Which, if it is true or possible, goes to show Gov. Perdue that he indeed better be paying very careful attention to the political landscape and a certain adage that might apply in his and Reed's situation -- keep your friends close but your enemies closer.
P.S. After preparing this post, I read today's Political Insider
. It has a couple of more comments on Reed and his trip to South Georgia, noting:
Over the din of a two-piece band [in Waycross], Reed grinned from ear-to-ear. "What Sonny got in 2002, I got tonight," he said.

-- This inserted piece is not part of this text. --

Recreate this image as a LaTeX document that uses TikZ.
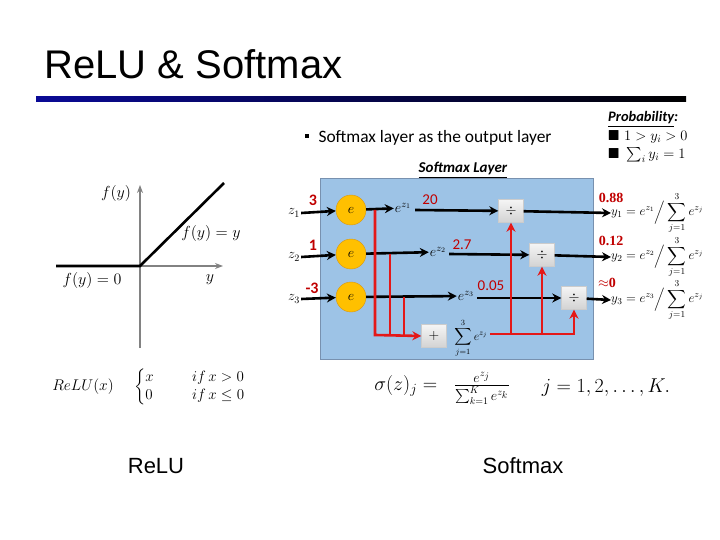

In this new Republican world, south Georgia is a bastion of social conservatives — more so than Georgia's suburbs. This is where Reed should run strongest. "I don't think people understand the extent that I've worked the state over the last six years," Reed would say the next day. That work includes the 2002 campaign, which saw victories for both Sonny Perdue and Saxby Chambliss, and the 2004 presidential campaign, which required the recruitment of hundreds of south Georgians to send into Florida — which Republicans placed in Reed's hands.
The '06 race for lieutenant governor will be something different. The two top candidates on a party's ticket have rarely coordinated before
. Usually they don't even like each other
. But Reed fully intends to create a Perdue-Reed ticket for next year. And coordination can be restricting.
For instance, Reed favors a shifting away from taxes on income and property to fund the state's current $17 billion annual budget. "Those two taxes are taxes on jobs and home ownership," he said.
But it will be hard for him to say too much more — how fast to make the shift, what kind of sales taxes might replace them — without making promises that Perdue might not want to keep in a second term.
Truly this could be -- how can it help but be -- a campaign where the tail (Reed) wags the dog (Perdue).
Am I ready to abandon my thoughts set forth above about Reed jumping to the top slot "for the best interest of the state GOP"? You are joking aren't you.